Another regular duty of a deacon is to proclaim the Gospel—not so much to interpret the words, though some deacons may preach, and some do so often—but to read the words, to tell the story. To report to us the incarnation of the Word in human flesh, the words and actions of the Word’s ministry among us, the story of death and resurrection. And this is, finally, no less linked to the concrete work, for if there is any way that the presence of God in the world of meat and mud can be made known, it is through that work. If there is any sign of resurrection in the world, it is in the daily work of love—for love, as Metropolitan Anthony Bloom said in a homily at another diaconal ordination, is the deacon’s primary task.
But it is also the work of the whole church, of everyone who has been baptized into Christ and put on Christ; it is necessarily the vocation of every one of us, and I would say that this parish has always, instinctively, understood that, and lived out the calling of the deacon to whom we are dedicated, and even more, of the deacon who washed the feet of his friends on the last night of his life, the one to whom not only this church but all Christians belong. And Elizabeth’s diaconal covenant includes a section promising that the lay people of this parish will continue, as they have done, sometimes to perform the deacon’s liturgical tasks, and always to accompany her in the work of practical love, doing the work they have done here for generations.
If that is the case, then, what, in particular, does it mean to be ordained a deacon? Why will Elizabeth be, after today, both more herself than she has ever been, and something additional and different?
One way of thinking about it, perhaps, is that she is herself to become the outward and visible sign of the parish’s inward and spiritual grace. She is, in her person, our sacrament of service. She is our healing oil. She is to show forth that inward grace to the world, to recall us to ourselves when we forget, to embody the servant Christ among the people; and within the church, to embody the world’s longing for justice, for a society in which the little ones are valued, and the earth is cherished, in which the mighty are cast down and the humble lifted up. To tell the story, simply, plainly, as it needs to be told for those among whom she finds herself. All that, and taking the recycling out to the bin too.
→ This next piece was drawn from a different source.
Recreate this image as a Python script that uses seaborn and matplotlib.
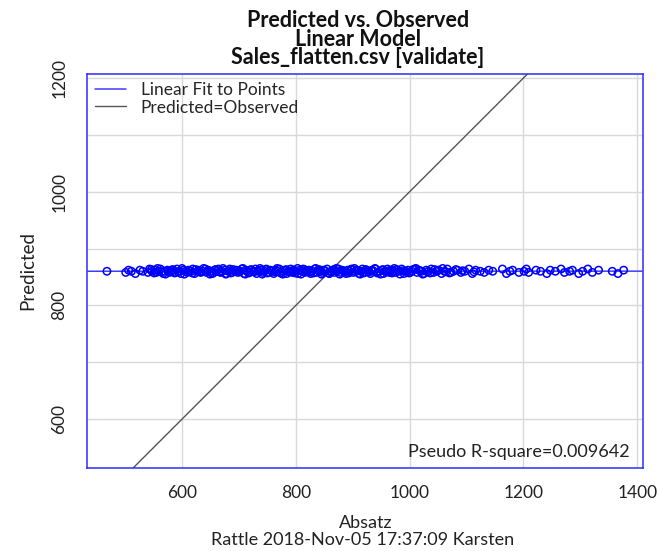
import matplotlib
matplotlib.use("Agg")
import matplotlib.pyplot as plt
import seaborn as sns
import numpy as np

# ---- data ----
observed_a = [
    468, 501, 506, 511, 518, 526, 531, 540, 543, 547,
    552, 555, 559, 562, 567, 569, 574, 578, 580, 585,
    588, 591, 596, 598, 602, 606, 609, 611, 616, 619,
    622, 627, 629, 633, 636, 641, 643, 646, 651, 653,
    657, 661, 664, 668, 670, 675, 678, 681, 684, 688,
    692, 695, 698, 702, 705, 709, 712, 714, 719, 722,
    725, 729, 731, 735, 739, 742, 745, 748, 752, 755,
    758, 761, 765, 768, 771, 775, 778, 781, 784, 787,
    791, 794, 797, 800, 804, 807, 810, 813, 816, 820,
    823, 826, 829, 833, 836, 839, 842, 846, 849, 852,
    855, 859, 862, 865, 868, 872, 875, 878, 881, 885,
    888, 891, 894, 898, 901, 904, 907, 911, 914, 917,
    921, 924, 927, 931, 934, 937, 940, 944, 947, 951,
    954, 957, 961, 964, 968, 971, 975, 979, 982, 986,
    990, 993, 997, 1001, 1004, 1009, 1013, 1016, 1021, 1025,
    1029, 1033, 1038, 1042, 1047, 1051, 1056, 1061, 1066, 1072,
    1077, 1084, 1090, 1097, 1104, 1110, 1116, 1124, 1131, 1139,
    1146, 1163, 1170, 1176, 1181, 1192, 1201, 1205, 1209, 1222,
    1230, 1241, 1247, 1256, 1266, 1272, 1281, 1286, 1297, 1304,
    1313, 1321, 1332, 1356, 1366, 1376,
]
predicted_a = [
    860, 858, 862, 860, 856, 862, 860, 858, 864, 860,
    862, 858, 860, 864, 856, 860, 862, 858, 860, 862,
    858, 864, 860, 856, 862, 860, 858, 862, 860, 864,
    856, 860, 862, 858, 860, 864, 858, 862, 860, 856,
    862, 860, 864, 858, 860, 862, 856, 860, 864, 858,
    860, 862, 858, 860, 864, 856, 862, 860, 858, 862,
    860, 864, 856, 860, 862, 858, 860, 864, 858, 862,
    860, 856, 862, 860, 864, 858, 860, 862, 856, 860,
    864, 858, 862, 860, 856, 862, 860, 864, 858, 860,
    862, 856, 860, 864, 858, 862, 860, 858, 862, 860,
    864, 856, 860, 862, 858, 860, 864, 858, 862, 860,
    856, 862, 860, 864, 858, 860, 862, 856, 860, 864,
    858, 862, 860, 856, 862, 860, 864, 858, 860, 862,
    856, 860, 864, 858, 862, 860, 858, 862, 860, 864,
    856, 860, 862, 858, 860, 864, 858, 862, 860, 856,
    862, 860, 864, 858, 860, 862, 856, 860, 864, 858,
    860, 862, 858, 860, 864, 856, 862, 860, 858, 862,
    860, 864, 856, 860, 862, 858, 860, 864, 858, 862,
    860, 856, 862, 860, 864, 858, 860, 862, 856, 860,
    864, 858, 862, 860, 856, 862,
]
observed_b = [
    546, 551, 557, 564, 571, 576, 583, 587, 593, 600,
    604, 613, 618, 624, 631, 638, 645, 649, 655, 659,
    666, 672, 677, 683, 686, 690, 697, 701, 707, 711,
    717, 721, 727, 733, 737, 741, 747, 750, 757, 763,
    767, 773, 777, 783, 789, 793, 799, 803, 809, 815,
    818, 825, 831, 835, 841, 845, 851, 857, 861, 867,
    871, 877, 883, 887, 893, 897, 903, 909, 913, 919,
    923, 929, 933, 939, 943, 949, 953, 959, 963, 969,
    973, 977, 983, 988, 995, 999, 1006, 1011, 1018, 1023,
    1031, 1036, 1044, 1049, 1058, 1064, 1070, 1081, 1093, 1113,
]
predicted_b = [
    863, 857, 865, 859, 855, 861, 863, 857, 859, 865,
    855, 861, 857, 863, 859, 865, 861, 855, 857, 863,
    859, 865, 855, 861, 857, 863, 861, 859, 865, 855,
    857, 863, 859, 861, 865, 855, 863, 857, 861, 859,
    865, 857, 855, 863, 859, 861, 857, 865, 855, 863,
    861, 859, 857, 865, 863, 855, 861, 857, 859, 863,
    865, 855, 861, 859, 857, 863, 865, 861, 855, 857,
    863, 859, 861, 865, 857, 855, 863, 859, 861, 857,
    865, 863, 855, 861, 859, 857, 863, 865, 861, 855,
    859, 857, 863, 861, 865, 859, 857, 863, 861, 859,
]
x_ticks = [600, 800, 1000, 1200, 1400]
y_ticks = [600, 700, 800, 900, 1000, 1100, 1200]
y_tick_labels = ["600", "", "800", "", "1000", "", "1200"]
title_text = "Predicted vs. Observed\nLinear Model\nSales_flatten.csv [validate]"
x_label = "Absatz"
sub_label = "Rattle 2018-Nov-05 17:37:09 Karsten"
y_label = "Predicted"
r_square_text = "Pseudo R-square=0.009642"

observed = observed_a + observed_b
predicted = predicted_a + predicted_b

sns.set_style("white")
plt.rcParams["font.family"] = ["Lato", "DejaVu Sans"]

W, H = 659, 551
fig = plt.figure(figsize=(W / 100, H / 100), dpi=100)
L, R, T, B = 87, 643, 74, 468
ax = fig.add_axes([L / W, 1 - B / H, (R - L) / W, (B - T) / H])

xlim = (433, 1410)
ylim = (514, 1207)
ax.set_xlim(xlim)
ax.set_ylim(ylim)

# grid
ax.set_xticks(x_ticks)
ax.set_yticks(y_ticks)
ax.set_yticklabels(y_tick_labels)
ax.grid(True, color="#d9d9d9", linewidth=1)
ax.set_axisbelow(True)

# identity line
ax.axline((0, 0), slope=1, color="#555555", linewidth=1, label="Predicted=Observed", zorder=2)

# linear fit line
sns.regplot(x=observed, y=predicted, scatter=False, ci=None, truncate=False, ax=ax,
            label="Linear Fit to Points",
            line_kws=dict(color="#3d3dff", linewidth=1.1, zorder=3))

# points
sns.scatterplot(x=observed, y=predicted, ax=ax, marker="o", s=28,
                facecolors="none", edgecolor="blue", linewidth=1.1, zorder=4)

ax.set_xlim(xlim)
ax.set_ylim(ylim)

for sp in ax.spines.values():
    sp.set_color("#2b2bff")
    sp.set_linewidth(1.1)
    sp.set_visible(True)

ax.tick_params(axis="both", which="both", direction="out", length=7, width=1,
               color="#555555", labelcolor="#222222", labelsize=12.5)
ax.tick_params(axis="x", pad=5)
ax.tick_params(axis="y", pad=7)
for lab in ax.get_yticklabels():
    lab.set_rotation(90)
    lab.set_va("center")

ax.set_xlabel("")
ax.set_ylabel("")

# legend
handles, labels = ax.get_legend_handles_labels()
order = [labels.index("Linear Fit to Points"), labels.index("Predicted=Observed")]
ax.legend([handles[i] for i in order], [labels[i] for i in order],
          loc="upper left", frameon=False, fontsize=12.5, handlelength=1.8,
          handletextpad=0.85, labelspacing=0.1, borderaxespad=0.25,
          borderpad=0.2)

ax.text((630 - L) / (R - L), (B - 452) / (B - T), r_square_text, transform=ax.transAxes,
        ha="right", va="center", fontsize=13, color="#222222")

fig.text(358 / W, 1 - 39 / H, title_text, ha="center", va="center",
         fontsize=15.5, fontweight="bold", linespacing=0.86, color="#111111")
fig.text(366 / W, 1 - 523 / H, x_label, ha="center", va="center", fontsize=13, color="#222222")
fig.text(363 / W, 1 - 540 / H, sub_label, ha="center", va="center", fontsize=13, color="#222222")
fig.text(28 / W, 1 - 270 / H, y_label, ha="center", va="center", rotation=90,
         fontsize=13.5, color="#222222")

fig.savefig("out.png", dpi=100)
It is a great and terrible vocation, and Elizabeth has chosen this great and terrible thing—stepping up when the voice calls, when the world’s need compels. Here I am. Send me. Burned by the living coal from the altar, named by the Holy Spirit, sent forth to serve, and to show us all, over and over, the shape and face of diakonia. Not because of some arbitrary decision by the parish or the diocese or indeed Elizabeth herself, but because it is who she is, who she was created to be.
We are all, of course, called—bishops, priests, deacons, lay people—in all our variety and diversity; we are all burned and summoned and sent, and an ordination is, among other things, a chance for all of us to reflect on our own particular callings—each of which is unique, for no deacon is called to precisely the same work as any other, each priest is called to discover what it means for this particular peculiar person to stand in that place, each lay person goes out into the world in a different way, to show forth Christ through one irreplacable body and brain and soul, to speak into the needs which call out to each of us individually. And over time Elizabeth will continue to discover what it means, not just to be a deacon, but to be this deacon, in this time and this place, in this odd lovely parish and this difficult time in history, with the specific strengths and weaknesses which are hers alone, her own narrative, her own failings and her own glories. This story is hers, and no one else can live it, though we can share it in our greater or lesser degrees. But we in our intersecting stories can only do the same—to be in our place and in our time, the variously hurting, variously called, small beings that we are, and say, as we can and as we must, “Here I am. Send me.”